What you will do >> Below is a listing to write out in full, exactly as given, without its pictures.

Material provided >>
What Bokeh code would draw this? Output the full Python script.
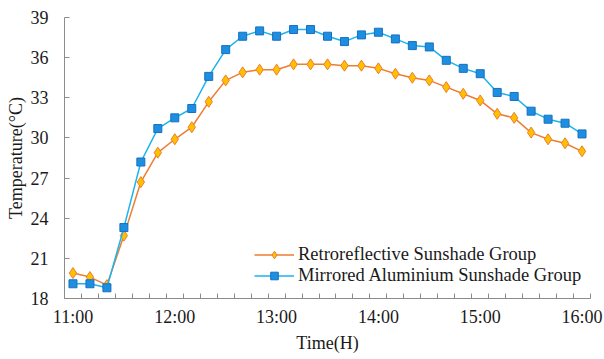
from bokeh.plotting import figure
from bokeh.models import Range1d, FixedTicker, Legend, LegendItem
from bokeh.embed import file_html
from bokeh.resources import INLINE

times = ["11:00", "11:10", "11:20", "11:30", "11:40", "11:50",
         "12:00", "12:10", "12:20", "12:30", "12:40", "12:50",
         "13:00", "13:10", "13:20", "13:30", "13:40", "13:50",
         "14:00", "14:10", "14:20", "14:30", "14:40", "14:50",
         "15:00", "15:10", "15:20", "15:30", "15:40", "15:50", "16:00"]
retro = [19.9, 19.6, 19.0, 22.7, 26.7, 28.9, 29.9, 30.8, 32.7, 34.3, 34.9, 35.1,
         35.1, 35.5, 35.5, 35.5, 35.4, 35.4, 35.2, 34.8, 34.5, 34.3, 33.8, 33.3,
         32.8, 31.8, 31.5, 30.4, 29.9, 29.6, 29.0]
mirror = [19.1, 19.1, 18.8, 23.3, 28.2, 30.7, 31.5, 32.2, 34.6, 36.6, 37.6, 38.0,
          37.6, 38.1, 38.1, 37.6, 37.2, 37.7, 37.9, 37.4, 36.9, 36.8, 35.8, 35.2,
          34.8, 33.4, 33.1, 32.0, 31.4, 31.1, 30.3]
major_labels = ["11:00", "12:00", "13:00", "14:00", "15:00", "16:00"]
y_ticks = [18, 21, 24, 27, 30, 33, 36, 39]

x = list(range(len(times)))
major_pos = [times.index(t) for t in major_labels]

FONT = "Liberation Serif"
AX = "#8c8c8c"
TXT = "#1a1a1a"

p = figure(width=604, height=359, output_backend="svg", toolbar_location=None,
           x_range=Range1d(-0.5, len(times) - 0.5), y_range=Range1d(18, 39),
           frame_width=526, frame_height=281,
           min_border_left=64, min_border_right=14, min_border_top=17, min_border_bottom=61)
p.outline_line_color = None
p.xgrid.visible = False
p.ygrid.visible = False

p.xaxis.ticker = FixedTicker(ticks=major_pos, minor_ticks=[i + 0.5 for i in range(-1, len(times))])
p.xaxis.major_label_overrides = {pos: lab for pos, lab in zip(major_pos, major_labels)}
p.xaxis.major_tick_in = 0
p.xaxis.major_tick_out = 0
p.xaxis.minor_tick_in = 5
p.xaxis.minor_tick_out = 0
p.xaxis.major_label_standoff = 8
p.xaxis.axis_label = "Time(H)"
p.xaxis.axis_label_standoff = 3

p.yaxis.ticker = FixedTicker(ticks=y_ticks)
p.yaxis.major_tick_in = 5
p.yaxis.major_tick_out = 0
p.yaxis.minor_tick_in = 0
p.yaxis.minor_tick_out = 0
p.yaxis.major_label_standoff = 16
p.yaxis.axis_label = "Temperature(°C)"
p.yaxis.axis_label_standoff = 2

for ax in (p.xaxis, p.yaxis):
    ax.axis_line_color = AX
    ax.major_tick_line_color = AX
    ax.minor_tick_line_color = AX
    ax.major_label_text_font = FONT
    ax.major_label_text_font_size = "18px"
    ax.major_label_text_color = TXT
    ax.axis_label_text_font = FONT
    ax.axis_label_text_font_size = "18px"
    ax.axis_label_text_font_style = "normal"
    ax.axis_label_text_color = TXT

r1l = p.line(x, retro, line_color="#ED7D31", line_width=1.5)
r1m = p.scatter(x, retro, marker="diamond", size=11, fill_color="#FFC000",
                line_color="#ED7D31", line_width=1)
r2l = p.line(x, mirror, line_color="#1BB3F0", line_width=1.5)
r2m = p.scatter(x, mirror, marker="square", size=8, fill_color="#1E8FE0",
                line_color="#1670C0", line_width=1)

legend = Legend(items=[
    LegendItem(label="Retroreflective Sunshade Group", renderers=[r1l, r1m]),
    LegendItem(label="Mirrored Aluminium Sunshade Group", renderers=[r2l, r2m]),
], location=(190, 12))
legend.background_fill_alpha = 0
legend.border_line_color = None
legend.padding = 0
legend.spacing = 0
legend.margin = 0
legend.glyph_width = 40
legend.glyph_height = 19
legend.label_height = 19
legend.label_standoff = 4
legend.label_text_font = FONT
legend.label_text_font_size = "18.5px"
legend.label_text_color = TXT
p.add_layout(legend, "center")

open("out.html", "w").write(file_html(p, INLINE))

Output below >>
What Bokeh code would draw this? Output the full Python script.
from bokeh.plotting import figure
from bokeh.models import Range1d, FixedTicker, Legend, LegendItem
from bokeh.embed import file_html
from bokeh.resources import INLINE

times = ["11:00", "11:10", "11:20", "11:30", "11:40", "11:50",
         "12:00", "12:10", "12:20", "12:30", "12:40", "12:50",
         "13:00", "13:10", "13:20", "13:30", "13:40", "13:50",
         "14:00", "14:10", "14:20", "14:30", "14:40", "14:50",
         "15:00", "15:10", "15:20", "15:30", "15:40", "15:50", "16:00"]
retro = [19.9, 19.6, 19.0, 22.7, 26.7, 28.9, 29.9, 30.8, 32.7, 34.3, 34.9, 35.1,
         35.1, 35.5, 35.5, 35.5, 35.4, 35.4, 35.2, 34.8, 34.5, 34.3, 33.8, 33.3,
         32.8, 31.8, 31.5, 30.4, 29.9, 29.6, 29.0]
mirror = [19.1, 19.1, 18.8, 23.3, 28.2, 30.7, 31.5, 32.2, 34.6, 36.6, 37.6, 38.0,
          37.6, 38.1, 38.1, 37.6, 37.2, 37.7, 37.9, 37.4, 36.9, 36.8, 35.8, 35.2,
          34.8, 33.4, 33.1, 32.0, 31.4, 31.1, 30.3]
major_labels = ["11:00", "12:00", "13:00", "14:00", "15:00", "16:00"]
y_ticks = [18, 21, 24, 27, 30, 33, 36, 39]

x = list(range(len(times)))
major_pos = [times.index(t) for t in major_labels]

FONT = "Liberation Serif"
AX = "#8c8c8c"
TXT = "#1a1a1a"

p = figure(width=604, height=359, output_backend="svg", toolbar_location=None,
           x_range=Range1d(-0.5, len(times) - 0.5), y_range=Range1d(18, 39),
           frame_width=526, frame_height=281,
           min_border_left=64, min_border_right=14, min_border_top=17, min_border_bottom=61)
p.outline_line_color = None
p.xgrid.visible = False
p.ygrid.visible = False

p.xaxis.ticker = FixedTicker(ticks=major_pos, minor_ticks=[i + 0.5 for i in range(-1, len(times))])
p.xaxis.major_label_overrides = {pos: lab for pos, lab in zip(major_pos, major_labels)}
p.xaxis.major_tick_in = 0
p.xaxis.major_tick_out = 0
p.xaxis.minor_tick_in = 5
p.xaxis.minor_tick_out = 0
p.xaxis.major_label_standoff = 8
p.xaxis.axis_label = "Time(H)"
p.xaxis.axis_label_standoff = 3

p.yaxis.ticker = FixedTicker(ticks=y_ticks)
p.yaxis.major_tick_in = 5
p.yaxis.major_tick_out = 0
p.yaxis.minor_tick_in = 0
p.yaxis.minor_tick_out = 0
p.yaxis.major_label_standoff = 16
p.yaxis.axis_label = "Temperature(°C)"
p.yaxis.axis_label_standoff = 2

for ax in (p.xaxis, p.yaxis):
    ax.axis_line_color = AX
    ax.major_tick_line_color = AX
    ax.minor_tick_line_color = AX
    ax.major_label_text_font = FONT
    ax.major_label_text_font_size = "18px"
    ax.major_label_text_color = TXT
    ax.axis_label_text_font = FONT
    ax.axis_label_text_font_size = "18px"
    ax.axis_label_text_font_style = "normal"
    ax.axis_label_text_color = TXT

r1l = p.line(x, retro, line_color="#ED7D31", line_width=1.5)
r1m = p.scatter(x, retro, marker="diamond", size=11, fill_color="#FFC000",
                line_color="#ED7D31", line_width=1)
r2l = p.line(x, mirror, line_color="#1BB3F0", line_width=1.5)
r2m = p.scatter(x, mirror, marker="square", size=8, fill_color="#1E8FE0",
                line_color="#1670C0", line_width=1)

legend = Legend(items=[
    LegendItem(label="Retroreflective Sunshade Group", renderers=[r1l, r1m]),
    LegendItem(label="Mirrored Aluminium Sunshade Group", renderers=[r2l, r2m]),
], location=(190, 12))
legend.background_fill_alpha = 0
legend.border_line_color = None
legend.padding = 0
legend.spacing = 0
legend.margin = 0
legend.glyph_width = 40
legend.glyph_height = 19
legend.label_height = 19
legend.label_standoff = 4
legend.label_text_font = FONT
legend.label_text_font_size = "18.5px"
legend.label_text_color = TXT
p.add_layout(legend, "center")

open("out.html", "w").write(file_html(p, INLINE))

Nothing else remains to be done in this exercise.